The large proportion of Easiform houses still in existence today were built during this period. However several modifications were incorporated during this period compared to the pre-war examples.

The external cavity wall skins were thickened from 3 to 3 1/2 inches retaining the 2-inch cavity.

The inner and outer skins were both reinforced with steel rods encased in dense concrete strips, laid in four horizontal bands above and below window openings to provide increased strength.
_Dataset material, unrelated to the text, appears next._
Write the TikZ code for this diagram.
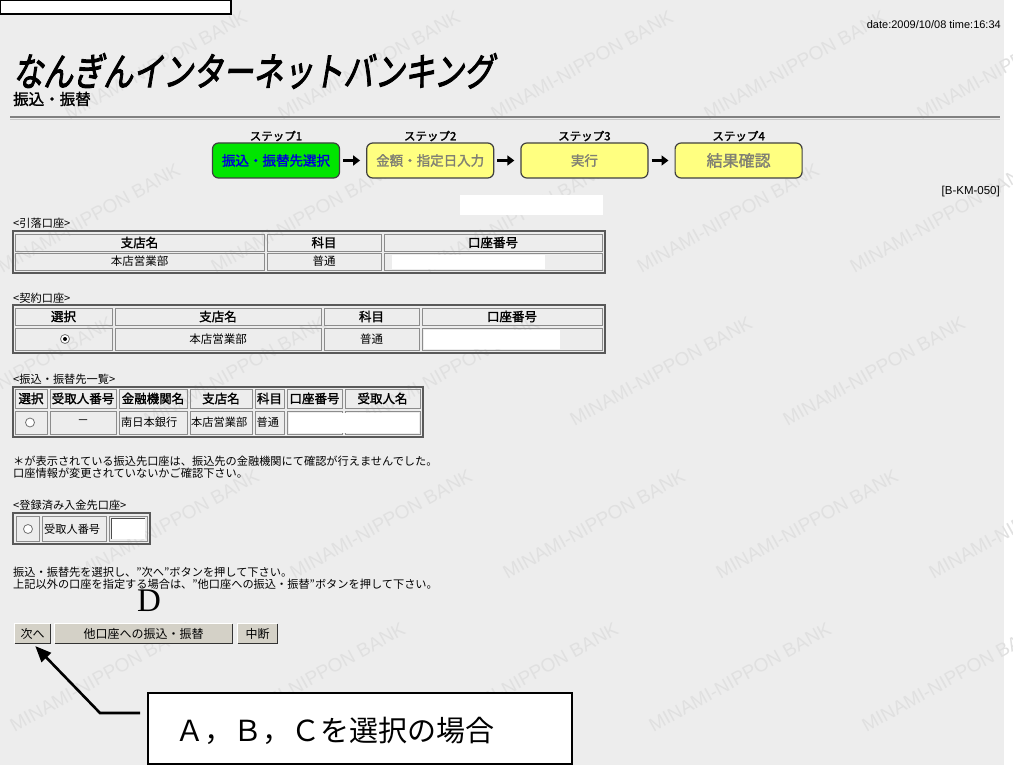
\documentclass[tikz,border=0pt]{standalone}
\usepackage{fontspec}
\setmainfont{Liberation Sans}
\newfontfamily\jp{Noto Sans CJK JP}
\newfontfamily\jpb[FakeBold=1.6]{Noto Sans CJK JP}
\newfontfamily\jpt[FakeSlant=0.22,FakeBold=2.6]{Noto Sans CJK JP}
\newfontfamily\dfont{Liberation Serif}
\usetikzlibrary{shapes,arrows,arrows.meta,positioning}
\definecolor{pagebg}{rgb}{.93,.93,.93}
\definecolor{stepgreen}{rgb}{0,.9,0}
\definecolor{stepyellow}{rgb}{1,1,.5}
\definecolor{stepblue}{rgb}{0,0,.85}
\definecolor{stepgray}{rgb}{.5,.5,.45}
\definecolor{btnface}{rgb}{.83,.82,.78}
\tikzstyle{stepbox} = [rectangle, draw=black!75, line width=1.2pt, rounded corners=6pt,
    minimum width=127pt, minimum height=35pt, inner sep=0pt, fill=stepyellow, text=stepgray,
    font=\jpb\fontsize{13.5}{14}\selectfont]
\tikzstyle{steplabel} = [font=\jpb\fontsize{11.5}{12}\selectfont, inner sep=1pt]
\tikzstyle{line} = [draw, line width=3pt, -{Triangle[length=7pt,width=10pt]}, shorten <=3pt, shorten >=6pt]
\tikzstyle{pointer} = [draw, line width=2.6pt, -{Triangle[length=16pt,width=13pt]}, shorten >=4pt]
\tikzstyle{txt} = [font=\jp\fontsize{11.2}{13}\selectfont, inner sep=0pt, anchor=west]
\tikzstyle{body} = [font=\jp\fontsize{11.5}{13}\selectfont, inner sep=0pt]
\tikzstyle{head} = [font=\jpb\fontsize{12.5}{13}\selectfont, inner sep=0pt]
\tikzstyle{cell} = [draw=black!45, line width=0.8pt]
\tikzstyle{frame} = [draw=black!65, line width=2pt]
\tikzstyle{button} = [fill=btnface, inner sep=0pt, font=\jp\fontsize{12}{12}\selectfont]
\tikzstyle{radio} = [circle, draw=black!55, fill=white, minimum size=9pt, inner sep=0pt, line width=0.8pt]
\tikzstyle{wmark} = [font=\fontsize{19}{19}\selectfont, text=black!12, rotate=29, inner sep=0pt]

\begin{document}
\begin{tikzpicture}[x=1pt, y=-1pt]
    \useasboundingbox (0,0) rectangle (1013,765);
    % page and watermark
    \fill [pagebg] (0,0) rectangle (1013,765);
    \fill [white] (1004,0) rectangle (1013,765);
    \foreach \r in {-1,...,5}
        \foreach \c in {-4,...,2} {
            \pgfmathsetmacro\wx{795-67*\r+213*\c}
            \pgfmathsetmacro\wy{65+153*\r}
            \pgfmathparse{and(and(\wx>-30,\wx<1040),and(\wy>-10,\wy<780)) ? 1 : 0}
            \ifdim\pgfmathresult pt>0.5pt
                \node [wmark] (wm\r\c) at (\wx,\wy) {MINAMI-NIPPON BANK};
            \fi
        }
    \draw [line width=2pt, fill=white] (0,0) rectangle (231,14);
    % header
    \node [anchor=west, inner sep=0pt, font=\jpt\fontsize{30}{30}\selectfont] (title) at (13,71)
        {\scalebox{1}[1.3]{なんぎんインターネットバンキング}};
    \node [anchor=west, inner sep=0pt, font=\jpb\fontsize{15.5}{16}\selectfont] (sub) at (13,99) {振込・振替};
    \node [anchor=east, inner sep=0pt, font=\fontsize{11}{11}\selectfont] (date) at (1001,25) {date:2009/10/08 time:16:34};
    \draw [black!50, line width=2pt] (10,117.5) -- (1000,117.5);
    \draw [black!22, line width=1pt] (10,119.5) -- (1000,119.5);
    % Place nodes
    \node [stepbox, fill=stepgreen, text=stepblue] (s1) at (276,160.5) {振込・振替先選択};
    \node [stepbox, right=26pt of s1] (s2) {金額・指定日入力};
    \node [stepbox, right=26pt of s2] (s3) {実行};
    \node [stepbox, right=26pt of s3, font=\jpb\fontsize{16}{16}\selectfont] (s4) {結果確認};
    \node [steplabel, above=0pt of s1] (l1) {ステップ1};
    \node [steplabel, above=0pt of s2] (l2) {ステップ2};
    \node [steplabel, above=0pt of s3] (l3) {ステップ3};
    \node [steplabel, above=0pt of s4] (l4) {ステップ4};
    % Draw edges
    \path [line] (s1) -- (s2);
    \path [line] (s2) -- (s3);
    \path [line] (s3) -- (s4);
    \node [anchor=east, inner sep=0pt, font=\fontsize{11.5}{12}\selectfont] (code) at (1000,192) {[B-KM-050]};
    \fill [white] (460,195) rectangle (603,215);
    % table 1
    \node [txt] (lab1) at (13,223) {<引落口座>};
    \draw [frame] (13,231) rectangle (605,273);
    \foreach \xa/\xb/\nm/\hd/\dt in {15/264/a/支店名/本店営業部, 267/381/b/科目/普通, 384/602/c/口座番号/{}} {
        \draw [cell] (\xa,234) rectangle (\xb,251);
        \draw [cell] (\xa,253) rectangle (\xb,270);
        \node [head] (ta\nm) at ({(\xa+\xb)/2},242.5) {\hd};
        \node [body] (ta\nm d) at ({(\xa+\xb)/2},261.5) {\dt};
    }
    \fill [white] (392,254.5) rectangle (545,268.5);
    % table 2
    \node [txt] (lab2) at (13,298) {<契約口座>};
    \draw [frame] (13,305) rectangle (605,353);
    \foreach \xa/\xb/\nm/\hd/\dt in {15/112/a/選択/{}, 115/321/b/支店名/本店営業部, 324/419/c/科目/普通, 422/602/d/口座番号/{}} {
        \draw [cell] (\xa,308) rectangle (\xb,325);
        \draw [cell] (\xa,328) rectangle (\xb,350);
        \node [head] (tb\nm) at ({(\xa+\xb)/2},316.5) {\hd};
        \node [body] (tb\nm d) at ({(\xa+\xb)/2},339) {\dt};
    }
    \fill [white] (424,329.5) rectangle (560,348.5);
    \node [radio] (rb1) at (65,339) {};
    \fill (rb1) circle (2pt);
    % table 3
    \node [txt] (lab3) at (13,379) {<振込・振替先一覧>};
    \draw [frame] (13,387) rectangle (423,437);
    \foreach \xa/\xb/\nm/\hd in {15/47/a/選択, 50/116/b/受取人番号, 119/187/c/金融機関名, 190/252/d/支店名, 255/284/e/科目, 287/342/f/口座番号, 345/420/g/受取人名} {
        \draw [cell] (\xa,389.5) rectangle (\xb,408);
        \draw [cell] (\xa,411) rectangle (\xb,434.5);
        \node [head] (tc\nm) at ({(\xa+\xb)/2},398.5) {\hd};
    }
    \fill [white] (289,412.5) rectangle (419,433);
    \node [radio] (rb2) at (30,422.5) {};
    \node [body] (tcbd) at (83,422.5) {－};
    \node [txt] (tccd) at (121,422.5) {南日本銀行};
    \node [txt] (tcdd) at (191,422.5) {本店営業部};
    \node [txt] (tced) at (256.5,422.5) {普通};
    % notes
    \node [txt] (note1) at (13,461) {＊が表示されている振込先口座は、振込先の金融機関にて確認が行えませんでした。};
    \node [txt] (note2) at (13,473) {口座情報が変更されていないかご確認下さい。};
    % registered account
    \node [txt] (lab4) at (13,505) {<登録済み入金先口座>};
    \draw [frame] (13,513) rectangle (150,544);
    \draw [cell] (16,516) rectangle (39,541);
    \draw [cell] (42,516) rectangle (106,541);
    \draw [cell] (109,516) rectangle (147,541);
    \node [radio] (rb3) at (28,529) {};
    \node [txt] (tdb) at (44,529) {受取人番号};
    \fill [white] (111,518) rectangle (145,539);
    \draw [black!70, line width=1.2pt] (111.5,539) -- (111.5,518.5) -- (145,518.5);
    % guidance
    \node [txt] (guide1) at (13,572) {振込・振替先を選択し、”次へ”ボタンを押して下さい。};
    \node [txt] (guide2) at (13,584) {上記以外の口座を指定する場合は、”他口座への振込・振替”ボタンを押して下さい。};
    \node [inner sep=0pt, font=\dfont\fontsize{33}{33}\selectfont] (dmark) at (149,601) {D};
    % buttons
    \node [button, minimum width=35pt, minimum height=19pt] (b1) at (32.5,633.5) {次へ};
    \node [button, minimum width=177pt, minimum height=19pt] (b2) at (143.5,633.5) {他口座への振込・振替};
    \node [button, minimum width=39pt, minimum height=19pt] (b3) at (257.5,633.5) {中断};
    \foreach \b in {b1,b2,b3} {
        \draw [white, line width=1pt] (\b.south west) |- (\b.north east);
        \draw [black!80, line width=1.2pt] (\b.south west) -| (\b.north east);
    }
    % callout
    \node [draw, line width=1.6pt, fill=white, minimum width=424pt, minimum height=71pt, inner sep=0pt] (callout) at (360,728.5) {};
    \node [inner sep=0pt, font=\jp\fontsize{29}{29}\selectfont] (calltext) at (335,731) {Ａ，Ｂ，Ｃを選択の場合};
    \coordinate (tail) at (140,713);
    \coordinate (bend) at (100,713);
    \path [pointer] (tail) -- (bend) -- (b1.south);
\end{tikzpicture}
\end{document}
The ground-floor partitions were typically cast using in-situ clinker concrete but the first-floor partitions were constructed using traditional breeze block.
Limestone quarry waste or Lytag replaced the typical clinker aggregate in some later builds and was used to construct the inner leaf and load bearing partitions. There are also examples of the external outer concrete leaf layer having been replaced with vertical hanging tiles or external brick skins, which can make identification of the build type difficult to the untrained eye.
Cavity Party walls, as expected, extend the full height of the dwelling with both inner and outer leaves constructed from clinker aggregate concrete.

Post 1945, three- and four-storey blocks of Easi-form flats and maisonettes were constructed across the UK using a similar construction method to the post 1945 houses.

These properties do not not fit into a one type fits all approach as there were many variations incorporated into these builds, mainly in relation to strengthening the structure to accommodate significant load increases through additional storeys.

Some loadbearing walls were made thicker, floors alternated between reinforced concrete and traditional timber.
Some floors were constructed as solid in-situ slabs,, some employed lighter weight in-situ concrete ribs and hollow blocks which was sometimes overlaid with a structural layer of concrete.
Further reinforcements were made using reinforced concrete frames within the walls or increased use of reinforced steel, each with varying degrees of strength and success making it difficult for proper strength and integrity appraisal today.